◆ Goal of the exercise
Copy nothing but the stretch that opens with the line containing "Output the Python" and closes with the line containing "350, 355, 360]". Keep pictures out.

◆ Source data
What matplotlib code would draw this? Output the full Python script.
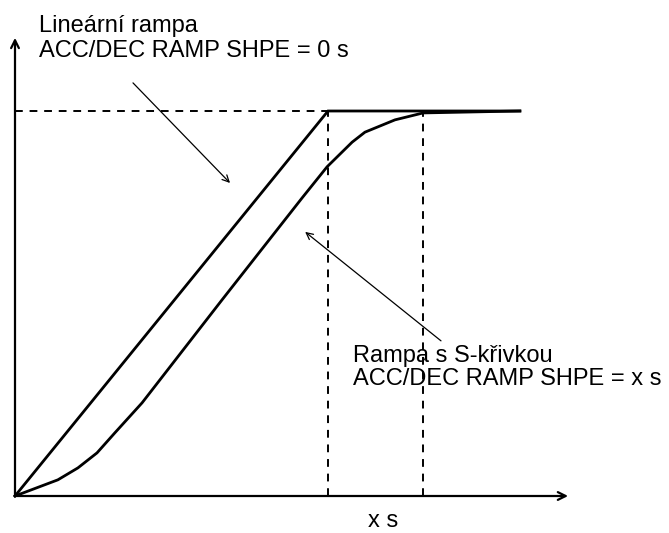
import matplotlib
matplotlib.use("Agg")
import matplotlib.pyplot as plt

# time axis in units of the linear ramp time, value as fraction of the final level
lin_t = [0.0, 1.0, 1.613]
lin_v = [0.0, 1.0, 1.0]

s_t = [0.0, 0.137, 0.201, 0.262, 0.319, 0.406, 0.661, 0.917, 0.997,
       1.077, 1.118, 1.214, 1.304, 1.613]
s_v = [0.0, 0.042, 0.073, 0.112, 0.164, 0.242, 0.509, 0.774, 0.855,
       0.919, 0.945, 0.977, 0.995, 1.0]

t_lin_end = 1.0
t_s_end = 1.304
x_axis_end = 1.767
y_axis_end = 1.19

label_lin = ["Lineární rampa", "ACC/DEC RAMP SHPE = 0 s"]
label_s = ["Rampa s S-křivkou", "ACC/DEC RAMP SHPE = x s"]
label_x = "x s"

W, H = 669, 533
fig = plt.figure(figsize=(W / 100, H / 100), dpi=100)
ax = fig.add_axes([0, 0, 1, 1])
# 313 px per time unit, 385 px per value unit, origin at (15, 496) from top-left
ax.set_xlim(-15 / 313, (W - 15) / 313)
ax.set_ylim(-(H - 496) / 385, 496 / 385)
ax.axis("off")

font = "Liberation Sans"

# axes with arrows
for tip in [(x_axis_end, 0), (0, y_axis_end)]:
    ax.annotate("", xy=tip, xytext=(0, 0),
                arrowprops=dict(arrowstyle="->", lw=1.6, color="black",
                                shrinkA=0, shrinkB=0, mutation_scale=14))

# dashed guide lines
dash = dict(color="black", lw=1.4, dashes=(4, 3.5))
ax.plot([0, t_lin_end], [1, 1], **dash)
ax.plot([t_lin_end, t_lin_end], [0, 1], **dash)
ax.plot([t_s_end, t_s_end], [0, 1], **dash)

# ramps
ax.plot(lin_t, lin_v, color="black", lw=2.0, solid_joinstyle="miter")
ax.plot(s_t, s_v, color="black", lw=2.0)

# labels
def put(x, y, s, ha="left"):
    fig.text(x / W, 1 - y / H, s, fontsize=17, family=font,
             va="baseline", ha=ha)

put(39, 32, label_lin[0])
put(39, 57, label_lin[1])
put(353, 362, label_s[0])
put(353, 385, label_s[1])
put(383, 527, label_x, ha="center")

# pointer arrows
ax.annotate("", xy=(0.687, 0.813), xytext=(0.377, 1.073),
            arrowprops=dict(arrowstyle="->", lw=0.9, color="black",
                            shrinkA=0, shrinkB=0, mutation_scale=12))
ax.annotate("", xy=(0.927, 0.686), xytext=(1.361, 0.403),
            arrowprops=dict(arrowstyle="->", lw=0.9, color="black",
                            shrinkA=0, shrinkB=0, mutation_scale=12))

fig.savefig("out.png", dpi=100)
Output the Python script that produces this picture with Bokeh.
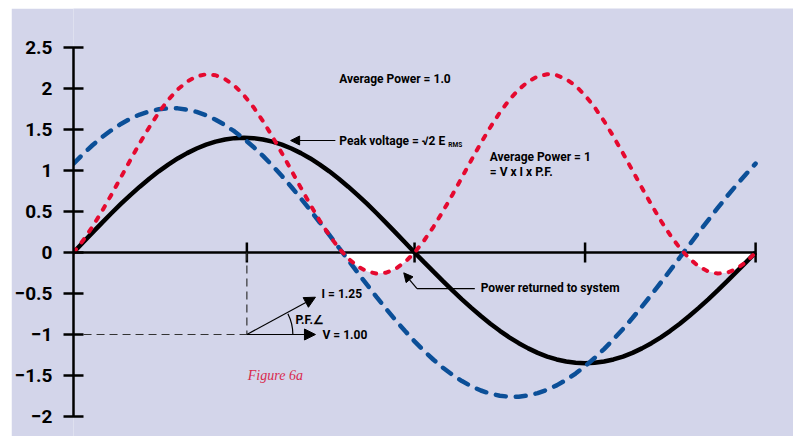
import math
from bokeh.plotting import figure
from bokeh.models import FixedTicker, Label, Arrow, NormalHead
from bokeh.embed import file_html
from bokeh.resources import INLINE

# ---- data ----
angle_deg = [0, 5, 10, 15, 20, 25, 30, 35, 40, 45, 50, 55, 60, 65, 70, 75, 80, 85, 90,
             95, 100, 105, 110, 115, 120, 125, 130, 135, 140, 145, 150, 155, 160, 165, 170, 175, 180,
             185, 190, 195, 200, 205, 210, 215, 220, 225, 230, 235, 240, 245, 250, 255, 260, 265, 270,
             275, 280, 285, 290, 295, 300, 305, 310, 315, 320, 325, 330, 335, 340, 345, 350, 355, 360]

voltage = [0, 0.122, 0.243, 0.362, 0.479, 0.592, 0.700, 0.803, 0.900, 0.990, 1.072, 1.147, 1.212, 1.269, 1.316, 1.352, 1.379, 1.395, 1.400,
           1.395, 1.379, 1.352, 1.316, 1.269, 1.212, 1.147, 1.072, 0.990, 0.900, 0.803, 0.700, 0.592, 0.479, 0.362, 0.243, 0.122, 0,
           -0.118, -0.234, -0.349, -0.462, -0.571, -0.675, -0.774, -0.868, -0.955, -1.034, -1.106, -1.169, -1.224, -1.269, -1.304, -1.329, -1.345, -1.350,
           -1.345, -1.329, -1.304, -1.269, -1.224, -1.169, -1.106, -1.034, -0.955, -0.868, -0.774, -0.675, -0.571, -0.462, -0.349, -0.234, -0.118, 0]

current = [1.084, 1.200, 1.308, 1.406, 1.492, 1.568, 1.632, 1.683, 1.721, 1.747, 1.759, 1.758, 1.743, 1.715, 1.674, 1.620, 1.554, 1.476, 1.387,
           1.287, 1.178, 1.059, 0.933, 0.799, 0.659, 0.515, 0.366, 0.215, 0.061, -0.092, -0.245, -0.396, -0.544, -0.688, -0.826, -0.958, -1.084,
           -1.200, -1.308, -1.406, -1.492, -1.568, -1.632, -1.683, -1.721, -1.747, -1.759, -1.758, -1.743, -1.715, -1.674, -1.620, -1.554, -1.476, -1.387,
           -1.287, -1.178, -1.059, -0.933, -0.799, -0.659, -0.515, -0.366, -0.215, -0.061, 0.092, 0.245, 0.396, 0.544, 0.688, 0.826, 0.958, 1.084]

power = [0, 0.145, 0.314, 0.503, 0.705, 0.916, 1.128, 1.335, 1.528, 1.707, 1.862, 1.989, 2.085, 2.148, 2.174, 2.162, 2.115, 2.033, 1.917,
         1.772, 1.603, 1.413, 1.211, 1.001, 0.789, 0.583, 0.387, 0.210, 0.054, -0.073, -0.170, -0.231, -0.257, -0.246, -0.198, -0.116, 0,
         0.145, 0.314, 0.503, 0.705, 0.916, 1.128, 1.335, 1.528, 1.707, 1.862, 1.989, 2.085, 2.148, 2.174, 2.162, 2.115, 2.033, 1.917,
         1.772, 1.603, 1.413, 1.211, 1.001, 0.789, 0.583, 0.387, 0.210, 0.054, -0.073, -0.170, -0.231, -0.257, -0.246, -0.198, -0.116, 0]

y_ticks = [-2, -1.5, -1, -0.5, 0, 0.5, 1, 1.5, 2, 2.5]
y_tick_labels = ["\u22122", "\u22121.5", "\u22121", "\u22120.5", "0", "0.5", "1", "1.5", "2", "2.5"]
x_ticks = [91.5, 180, 270, 360]

# phasor diagram values
v_phasor = (127.7, -1.0)
i_phasor = (127.7, -0.545)
phasor_origin = (91.5, -1.0)

LAV = "#d3d5ea"
RED = "#e5092f"
BLUE = "#0b4f98"
FONT = "Roboto"

p = figure(width=782, height=428, x_range=(0, 380.0), y_range=(-2.244, 2.976),
           output_backend="svg", toolbar_location=None, x_axis_location=None,
           min_border_left=59, min_border_right=0, min_border_top=0, min_border_bottom=0,
           background_fill_color=LAV, border_fill_color=LAV, outline_line_color=None)
p.margin = (8, 0, 0, 11)
p.grid.visible = False

ax = p.yaxis[0]
ax.ticker = FixedTicker(ticks=y_ticks, minor_ticks=[])
ax.major_label_overrides = dict(zip(y_ticks, y_tick_labels))
ax.bounds = (y_ticks[0], y_ticks[-1])
ax.axis_line_width = 2.5
ax.axis_line_color = "black"
ax.major_tick_line_width = 2.5
ax.major_tick_line_color = "black"
ax.major_tick_in = 10
ax.major_tick_out = 10
ax.minor_tick_line_color = None
ax.major_label_standoff = 11
ax.major_label_text_font = FONT
ax.major_label_text_font_style = "bold"
ax.major_label_text_font_size = "19px"
ax.major_label_text_color = "black"

# white fill where power is negative
neg = [min(v, 0) for v in power]
p.varea(x=angle_deg, y1=neg, y2=[0] * len(angle_deg), fill_color="white")

# x axis line at zero with crossing ticks
p.line([angle_deg[0], angle_deg[-1]], [0, 0], line_color="black", line_width=2.5)
p.scatter(x=x_ticks, y=[0] * len(x_ticks), marker="dash", size=20, angle=math.pi / 2,
          line_color="black", line_width=2.5)

# curves
p.line(angle_deg, voltage, line_color="black", line_width=4.5)
p.line(angle_deg, current, line_color=BLUE, line_width=4.5, line_dash="10 10", line_cap="round")
p.line(angle_deg, power, line_color=RED, line_width=4, line_dash="4 9", line_cap="round")

# dashed guides for phasor diagram
p.line([5.3, phasor_origin[0]], [phasor_origin[1], phasor_origin[1]], line_color="#333333",
       line_width=1.2, line_dash="8 5")
p.line([phasor_origin[0], phasor_origin[0]], [0, phasor_origin[1]], line_color="#333333",
       line_width=1.2, line_dash="8 5")

def arrow(x0, y0, x1, y1, size=10):
    p.add_layout(Arrow(end=NormalHead(size=size, fill_color="black", line_color="black"),
                       x_start=x0, y_start=y0, x_end=x1, y_end=y1,
                       line_color="black", line_width=1.2))

arrow(phasor_origin[0], phasor_origin[1], v_phasor[0], v_phasor[1], 11)
arrow(phasor_origin[0], phasor_origin[1], i_phasor[0], i_phasor[1], 11)
p.arc(x=[phasor_origin[0]], y=[phasor_origin[1]], radius=46, radius_units="screen",
      start_angle=0, end_angle=0.47, line_color="black", line_width=1.2)

# callouts
arrow(138.2, 1.366, 114.6, 1.366, 9)
p.line([211.8, 181.3], [-0.44, -0.44], line_color="black", line_width=1.2)
arrow(181.3, -0.44, 174.3, -0.248, 9)

def label(x, y, text, size="12px", **kw):
    opts = dict(text_font=FONT, text_font_style="bold", text_font_size=size,
                text_baseline="middle", text_align="left", text_color="black")
    opts.update(kw)
    p.add_layout(Label(x=x, y=y, text=text, **opts))

label(140.3, 2.12, "Average Power = 1.0")
label(140.3, 1.366, "Peak voltage = \u221a2 E")
label(197.8, 1.31, "RMS", size="6.5px")
label(219.7, 1.159, "Average Power = 1")
label(219.7, 0.988, "= V x I x P.F.")
label(214.9, -0.427, "Power returned to system")
label(131.4, -1.0, "V = 1.00")
label(130.9, -0.512, "I = 1.25")
label(117.2, -0.829, "P.F.\u2220")
label(92.0, -1.5, "Figure 6a", size="14px", text_font="Liberation Serif",
      text_font_style="italic", text_color="#d92a4e")

open("out.html", "w").write(file_html(p, INLINE))
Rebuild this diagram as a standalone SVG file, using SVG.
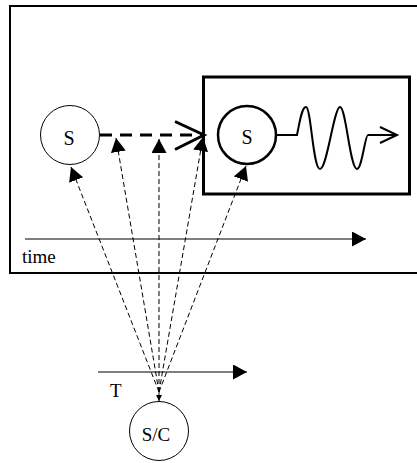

◆ Full answer
Output the Python script that produces this picture with Bokeh.
import math
from bokeh.plotting import figure
from bokeh.models import FixedTicker, Label, Arrow, NormalHead
from bokeh.embed import file_html
from bokeh.resources import INLINE

# ---- data ----
angle_deg = [0, 5, 10, 15, 20, 25, 30, 35, 40, 45, 50, 55, 60, 65, 70, 75, 80, 85, 90,
             95, 100, 105, 110, 115, 120, 125, 130, 135, 140, 145, 150, 155, 160, 165, 170, 175, 180,
             185, 190, 195, 200, 205, 210, 215, 220, 225, 230, 235, 240, 245, 250, 255, 260, 265, 270,
             275, 280, 285, 290, 295, 300, 305, 310, 315, 320, 325, 330, 335, 340, 345, 350, 355, 360]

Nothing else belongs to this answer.